OPEC production cuts may have little to do with the recent increase in oil prices during the past three months. Last month's data shows that all OPEC members, excluding Venezuela, are cheating on their quota.

Many factors may have contributed to the recent increase in oil prices including severe weather in the North Sea and Venezuela which halted production for many days, technical problems that have plagued many countries such as Iraq, Venezuela, Ecuador, and Russia. In addition, the cold weather in Northeast US increased the demand for heating oil. Also, Pipelines explosions in Sudan, Colombia and Yemen, stopped the flow of more than 500 thousand barrels of oil per day. Furthermore, speculators are bidding on higher oil prices. Recent figures indicate that the net speculative position has doubled from the 30,000 long contacts reported two weeks ago. An increased demand for oil, especially in Asia, contributed to the recent increase in oil prices. The International Energy Agency adjusted its world oil demand forecasts upward in its recent report. The war in Chechenya stopped the flow of oil from that region. In addition, the war efforts diverted some of Russia's exports to military use. Finally, the strike by Venezuelan and Nigerian oil workers, and the threat of strike by Ecuadorian oil workers may have contributed to higher oil prices in last few days.
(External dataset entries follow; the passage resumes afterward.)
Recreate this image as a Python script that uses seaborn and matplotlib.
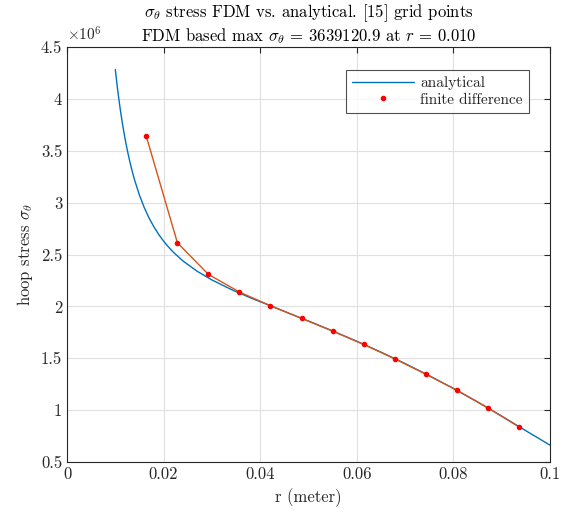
import numpy as np
import pandas as pd
import matplotlib
matplotlib.use("Agg")
import matplotlib.pyplot as plt
import seaborn as sns
from matplotlib.ticker import FuncFormatter

# analytical hoop stress
r_analytical = [0.0100, 0.0105, 0.0110, 0.0115, 0.0120, 0.0125, 0.0130, 0.0135,
                0.0140, 0.0150, 0.0160, 0.0170, 0.0180, 0.0190, 0.0200, 0.0210,
                0.0220, 0.0240, 0.0270, 0.0300, 0.0340, 0.0380, 0.0420, 0.0460,
                0.0500, 0.0550, 0.0600, 0.0650, 0.0700, 0.0750, 0.0800, 0.0850,
                0.0900, 0.0950, 0.1000]
s_analytical = [4.284, 4.083, 3.909, 3.756, 3.622, 3.503, 3.398, 3.303,
                3.219, 3.073, 2.953, 2.852, 2.767, 2.693, 2.630, 2.574,
                2.524, 2.439, 2.338, 2.256, 2.164, 2.083, 2.009, 1.934,
                1.860, 1.764, 1.665, 1.560, 1.450, 1.333, 1.210, 1.080,
                0.944, 0.803, 0.664]

# finite difference solution (interior grid points)
r_fdm = [0.01643, 0.02286, 0.02929, 0.03571, 0.04214, 0.04857, 0.05500,
         0.06143, 0.06786, 0.07429, 0.08071, 0.08714, 0.09357]
s_fdm = [3.639, 2.614, 2.309, 2.139, 2.007, 1.885, 1.763,
         1.634, 1.496, 1.348, 1.194, 1.023, 0.840]

x_ticks = [0, 0.02, 0.04, 0.06, 0.08, 0.1]
y_ticks = [0.5, 1, 1.5, 2, 2.5, 3, 3.5, 4, 4.5]

df_a = pd.DataFrame({"r": r_analytical, "s": np.array(s_analytical) * 1e6})
df_f = pd.DataFrame({"r": r_fdm, "s": np.array(s_fdm) * 1e6})

sns.set_style("white")
plt.rcParams["font.family"] = ["cmr10", "DejaVu Serif"]
plt.rcParams["mathtext.fontset"] = "cm"
plt.rcParams["axes.unicode_minus"] = False

fig = plt.figure(figsize=(5.68, 5.18), dpi=100)
ax = fig.add_axes([0.118, 0.108, 0.850, 0.801])

sns.lineplot(data=df_a, x="r", y="s", ax=ax, color="#0072BD", linewidth=1.0,
             sort=False, estimator=None, label="analytical")
sns.lineplot(data=df_f, x="r", y="s", ax=ax, color="#D95319", linewidth=1.0,
             sort=False, estimator=None, label="_nolegend_")
ax.plot(df_f["r"], df_f["s"], linestyle="none", marker="o", markersize=3.0,
        color="red", label="finite difference")

ax.set_xlim(0, 0.1)
ax.set_ylim(0.5e6, 4.5e6)
ax.set_xticks(x_ticks)
ax.set_yticks([v * 1e6 for v in y_ticks])
ax.xaxis.set_major_formatter(FuncFormatter(lambda v, p: f"{v:g}"))
ax.yaxis.set_major_formatter(FuncFormatter(lambda v, p: f"{v / 1e6:g}"))
ax.tick_params(direction="in", length=4, top=True, right=True,
               labelsize=12, colors="#262626", width=0.8)
ax.grid(True, color="#e0e0e0", linewidth=0.8)
for sp in ax.spines.values():
    sp.set_color("#262626")
    sp.set_linewidth(0.8)

ax.set_xlabel("r (meter)", fontsize=12, color="#262626")
ax.set_ylabel(r"hoop stress $\sigma_\theta$", fontsize=12, color="#262626")
ax.set_title("$\\sigma_\\theta$ stress FDM vs. analytical. [15] grid points\n"
             "FDM based max $\\sigma_\\theta$ = 3639120.9 at $r$ = 0.010",
             fontsize=12, color="black", pad=4, linespacing=1.15)
ax.text(0.0, 1.008, r"$\times10^{6}$", transform=ax.transAxes,
        fontsize=11, color="#262626", va="bottom", ha="left")

leg = ax.legend(loc="upper right", bbox_to_anchor=(0.957, 0.945), fontsize=11,
                frameon=True, fancybox=False, edgecolor="#262626",
                handlelength=4.0, handletextpad=0.45, labelspacing=0.2,
                borderpad=0.4, borderaxespad=0)
leg.get_frame().set_linewidth(0.8)

fig.savefig("out.png", dpi=100)
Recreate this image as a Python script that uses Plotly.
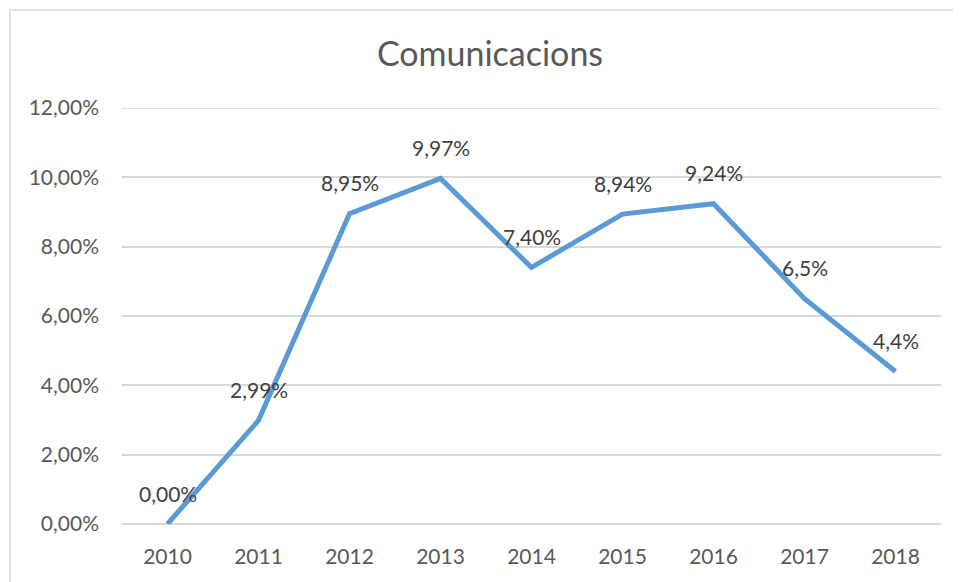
import plotly.graph_objects as go

# Data
years = ["2010", "2011", "2012", "2013", "2014", "2015", "2016", "2017", "2018"]
values = [0.0, 0.0299, 0.0895, 0.0997, 0.0740, 0.0894, 0.0924, 0.065, 0.044]
labels = ["0,00%", "2,99%", "8,95%", "9,97%", "7,40%", "8,94%", "9,24%", "6,5%", "4,4%"]
y_ticks = [0, 0.02, 0.04, 0.06, 0.08, 0.10, 0.12]

FONT = "Lato"
TEXT_COLOR = "#595959"
GRID = "#D9D9D9"
OFF = 8  # page body margin in the browser

fig = go.Figure(go.Scatter(
    x=years,
    y=values,
    mode="lines",
    line=dict(color="#5B9BD5", width=5),
    cliponaxis=False,
    hoverinfo="skip",
))

# Data labels above each point (category axis -> use the serial index)
for i, (v, lab) in enumerate(zip(values, labels)):
    fig.add_annotation(
        x=i, y=v, text=lab,
        showarrow=False,
        yanchor="middle",
        yshift=31,
        font=dict(family=FONT, size=21, color="#404040"),
    )

# Top gridline (plotly drops the grid line sitting on the plot edge)
fig.add_shape(
    type="line", xref="paper", yref="y",
    x0=0, x1=1, y0=y_ticks[-1], y1=y_ticks[-1],
    line=dict(color=GRID, width=1.5),
    layer="below",
)

# Light chart-area border (cropped on right and bottom like the source)
fig.add_shape(
    type="rect", xref="paper", yref="paper",
    x0=-0.1368, x1=1.2, y0=-0.3, y1=1.2356,
    line=dict(color=GRID, width=1.5),
    fillcolor="rgba(0,0,0,0)",
    layer="below",
)

fig.update_layout(
    width=961,
    height=582,
    margin=dict(l=122 - OFF, r=20 + OFF, t=108 - OFF, b=58 + OFF),
    paper_bgcolor="white",
    plot_bgcolor="white",
    separators=",.",
    showlegend=False,
    title=dict(
        text="Comunicacions",
        x=(490 - OFF) / 961,
        xanchor="center",
        xref="container",
        y=1 - (54 - OFF) / 582,
        yanchor="middle",
        yref="container",
        font=dict(family=FONT, size=34, color=TEXT_COLOR),
    ),
    xaxis=dict(
        type="category",
        range=[-0.5, 8.5],
        showgrid=False,
        showline=False,
        zeroline=False,
        ticks="",
        ticklabelstandoff=18,
        tickfont=dict(family=FONT, size=21, color=TEXT_COLOR),
    ),
    yaxis=dict(
        range=[0, 0.12],
        tickvals=y_ticks,
        tickformat=".2%",
        showgrid=True,
        gridcolor=GRID,
        gridwidth=1.5,
        zeroline=True,
        zerolinecolor=GRID,
        zerolinewidth=1.5,
        showline=False,
        ticks="",
        ticklabelstandoff=22,
        tickfont=dict(family=FONT, size=21, color=TEXT_COLOR),
    ),
)

fig.write_html("out.html")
Given the world limited production capacity and various technical problems in many areas, oil prices are not expected to reach a "fair" level until next year. The oil companies, being cautious on one hand, and busy with mergers and cost cutting on the other, may have exacerbated the problem by not increasing capacity in response to higher oil prices. It seems that oil is coming back with a vengeance, we were happy under-pricing it, now it exploded in our face!


A. F. Alhajji, Ph.D. Colorado School of Mines ++ 1 (303) 273-3604 aalhajji@mines.edu

-- Cave Man (caves@are.us), September 08, 2000


Saudi Arabia: oil production MB/D


-- Cave Man (caves@are.us), September 08, 2000.

You know, this oil debate kinda reminds me of something....except, send in the trolls, there ought to be trolls.......

-- KoFE (your@town.USA), September 08, 2000.

BTW Caveman, I wasn't trying to diss you. I was just thinking about the old days.